Anyone know if the bike cleaner is the same as the wheel cleaner just in a different bottle?

Cheers

Paul


----------



## Johnnyopolis (Oct 25, 2005)

WOW!

How did i edit your thread! 

LOL 

I think they are yes....


----------



## charliecroker (Oct 26, 2005)

yep..they definately are...i work opposite x- lite who make it and asked someone there last time i passed it.


----------



## nogrille (Oct 27, 2005)

nice one charlie - any chance of some discount then?


----------



## Guest (Oct 28, 2005)

Megs wheel brightener is better 

Shipper


----------



## Alex L (Oct 25, 2005)

Muc-off is better as a de-greaser


----------



## pugoman (Oct 27, 2005)

Shipper said:


> Megs wheel brightener is better
> 
> Shipper


Yep, couldn't agree more. I tried Muc-Off wheel cleaner quite some time ago and TBH I wasn't very impressed with it - certainly not in the same league as Megs Wheel Brightener.


----------



## charliecroker (Oct 26, 2005)

nogrille said:


> nice one charlie - any chance of some discount then?

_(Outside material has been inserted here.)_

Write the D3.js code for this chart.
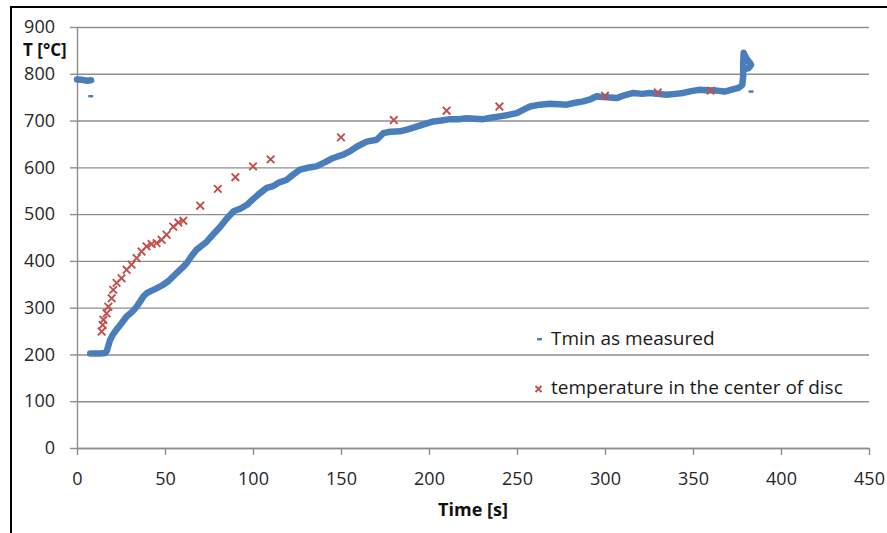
<!DOCTYPE html>
<meta charset="utf-8">
<head>
    <style type="text/css">
        body { margin: 0; background: #fff; }
        svg { display: block; font-family: "Open Sans", sans-serif; }
        .tick text { fill: #262626; font-size: 18px; }
        .axis path, .axis line { stroke: #8e8e8e; stroke-width: 1.4; }
        .grid line { stroke: #8e8e8e; stroke-width: 1.4; }
        .grid path { display: none; }
        .tmin { fill: none; stroke: #4a7ebb; stroke-width: 6.5; stroke-linejoin: round; stroke-linecap: round; }
        .cross { stroke: #c0504d; stroke-width: 1.9; fill: none; }
        .legend text { font-size: 19px; fill: #1a1a1a; }
        .title { font-weight: bold; font-size: 17px; fill: #111; }
    </style>
</head>
<body>
    <script src="https://cdnjs.cloudflare.com/ajax/libs/d3/7.8.5/d3.min.js"></script>
    <script>
        // Tmin as measured (blue, dense)
        var tminTime = [0, 3, 6, 8, null,
            7.5, 10, 13, 16, 17, 18.8, 20.5, 22.4, 25, 28.2, 31, 33.9, 36, 37.7, 40, 43.4, 46, 49, 52, 56.6,
            60, 62.3, 65, 68, 71, 73.7, 77, 81.4, 85, 89, 93, 96.6, 100, 104, 107.8, 111.5, 115, 119,
            123, 126.7, 131, 136, 141, 145.6, 151.3, 155, 158.9, 164.6, 170.3, 174, 178, 183.5, 188,
            193, 197, 202.5, 207, 212, 217, 221.4, 226, 230.8, 235, 240.3, 245, 249.8, 254, 257.4,
            263, 268.8, 274, 278.2, 283, 287.7, 292, 295.3, 297, 301, 306.6, 311, 316, 321, 325.6,
            330, 335, 340, 344.5, 349, 354, 358, 363.5, 368, 373, 376, 378, 378.5, 378.5, 378.8,
            380, 382, 383, 381.5, 379.5];
        var tminTemp = [788, 787, 785, 786, null,
            202, 202, 202, 203, 208, 231, 243, 253, 265, 281, 290, 302, 314, 324, 332, 338, 343, 349, 357, 374,
            386, 395, 410, 424, 433, 441, 455, 473, 490, 506, 512, 520, 532, 545, 556, 560, 568, 573,
            585, 595, 599, 602, 611, 620, 627, 634, 644, 655, 659, 673, 676, 677, 681,
            687, 692, 698, 700, 703, 703, 705, 704, 703, 706, 709, 712, 716, 724, 730,
            734, 736, 735, 734, 738, 741, 746, 752, 751, 750, 748, 754, 759, 757, 759,
            757, 755, 757, 759, 763, 766, 765, 764, 762, 767, 770, 776, 795, 820, 845,
            835, 825, 819, 812, 810];
        // lone Tmin points
        var tminLoneTime = [7.8, 383];
        var tminLoneTemp = [752, 762];

        // temperature in the center of disc (red crosses)
        var centerTime = [14, 14.6, 15, 16.8, 17.8, 19.7, 20.6, 22.5, 25.3, 28.2, 31, 33.9, 36.7, 39.5,
            42.4, 45.2, 48.1, 50.9, 54.7, 57.6, 60.4, 70, 80, 90, 100, 110, 150, 180, 210, 240, 300, 330, 360];
        var centerTemp = [249, 263, 274, 288, 302, 320, 338, 353, 363, 381, 392, 406, 420, 431,
            436, 438, 445, 456, 473, 482, 486, 518, 554, 579, 602, 617, 664, 701, 721, 730, 753, 760, 764];

        var xTicks = [0, 50, 100, 150, 200, 250, 300, 350, 400, 450];
        var yTicks = [0, 100, 200, 300, 400, 500, 600, 700, 800, 900];

        var width = 887, height = 533;
        var margin = { top: 27, right: 18, bottom: 85, left: 77 };

        var xScale = d3.scaleLinear()
            .domain([0, 450])
            .range([margin.left, width - margin.right]);

        var yScale = d3.scaleLinear()
            .domain([0, 900])
            .range([height - margin.bottom, margin.top]);

        var svg = d3.select("body").append("svg")
            .attr("width", width)
            .attr("height", height);

        // frame of the picture (left and top only)
        svg.append("path")
            .attr("d", "M11," + height + "V7H" + width)
            .attr("fill", "none")
            .attr("stroke", "#000")
            .attr("stroke-width", 2);

        // horizontal gridlines
        svg.append("g")
            .attr("class", "grid")
            .attr("transform", "translate(" + margin.left + ",0)")
            .call(d3.axisLeft(yScale).tickValues(yTicks)
                .tickSize(-(xScale.range()[1] - margin.left)).tickFormat(""));

        // y axis
        svg.append("g")
            .attr("class", "y axis")
            .attr("transform", "translate(" + margin.left + ",0)")
            .call(d3.axisLeft(yScale).tickValues(yTicks).tickSize(7).tickSizeOuter(0).tickPadding(15));

        // x axis
        svg.append("g")
            .attr("class", "x axis")
            .attr("transform", "translate(0," + yScale(0) + ")")
            .call(d3.axisBottom(xScale).tickValues(xTicks).tickSize(7).tickSizeOuter(0).tickPadding(17));

        svg.selectAll(".axis").attr("font-family", null).attr("font-size", null);

        // axis titles
        svg.append("text")
            .attr("class", "title")
            .attr("x", 23)
            .attr("y", 56)
            .text("T [°C]");

        svg.append("text")
            .attr("class", "title")
            .attr("x", 473)
            .attr("y", 516)
            .attr("text-anchor", "middle")
            .style("font-size", "18px")
            .text("Time [s]");

        // blue series as a thick band
        var tmin = tminTime.map(function (t, i) { return [t, tminTemp[i]]; });
        var line = d3.line()
            .defined(function (d) { return d[0] != null; })
            .x(function (d) { return xScale(d[0]); })
            .y(function (d) { return yScale(d[1]); });

        svg.append("path")
            .datum(tmin)
            .attr("class", "tmin")
            .attr("d", line);

        svg.selectAll(".lone")
            .data(tminLoneTime)
            .enter().append("rect")
            .attr("class", "lone")
            .attr("x", function (d) { return xScale(d) - 2.5; })
            .attr("y", function (d, i) { return yScale(tminLoneTemp[i]) - 1.2; })
            .attr("width", 5)
            .attr("height", 2.4)
            .attr("fill", "#4a7ebb");

        // red crosses
        var s = 3.8;
        function cross(g, x, y) {
            g.append("path")
                .attr("class", "cross")
                .attr("d", "M" + (x - s) + "," + (y - s) + "L" + (x + s) + "," + (y + s) +
                    "M" + (x - s) + "," + (y + s) + "L" + (x + s) + "," + (y - s));
        }
        var crosses = svg.append("g");
        centerTime.forEach(function (t, i) {
            cross(crosses, xScale(t), yScale(centerTemp[i]));
        });

        // legend
        var legend = svg.append("g").attr("class", "legend");
        legend.append("rect")
            .attr("x", 537).attr("y", 338).attr("width", 5).attr("height", 2.4)
            .attr("fill", "#4a7ebb");
        legend.append("text")
            .attr("x", 551).attr("y", 345)
            .text("Tmin as measured");
        s = 3;
        cross(legend, 538.5, 389);
        legend.append("text")
            .attr("x", 551).attr("y", 394)
            .text("temperature in the center of disc");
    </script>
</body>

halfords were knocking it out in the bike section half price last time i was in there....and short of me nipping in the warehouse when no one is looking (i work near there no in there)............................................................

computer says no!


----------



## nogrille (Oct 27, 2005)

pugoman said:


> Yep, couldn't agree more. I tried Muc-Off wheel cleaner quite some time ago and TBH I wasn't very impressed with it - certainly not in the same league as Megs Wheel Brightener.


Looks like I'm definatley going to have to try Megs Wheel Brightener then!


----------



## Jace (Oct 26, 2005)

I wouldnt use it myself, I used to use it on my bike.... it ate the anodized finish on my Campag Record cranks  

But I think they've changed the formula since for some reason


----------



## RobDom (Oct 26, 2005)

Revolution are doing BOGOF on Muc Off 1ltr bottles just now, £7.99 for 2.

http://www.revolution.eu.com/

Site says it's a new formula - non-caustic, alkaline based, solvent free and bio-degradable.

http://www.muc-off.co.uk/carmuc-off.html


----------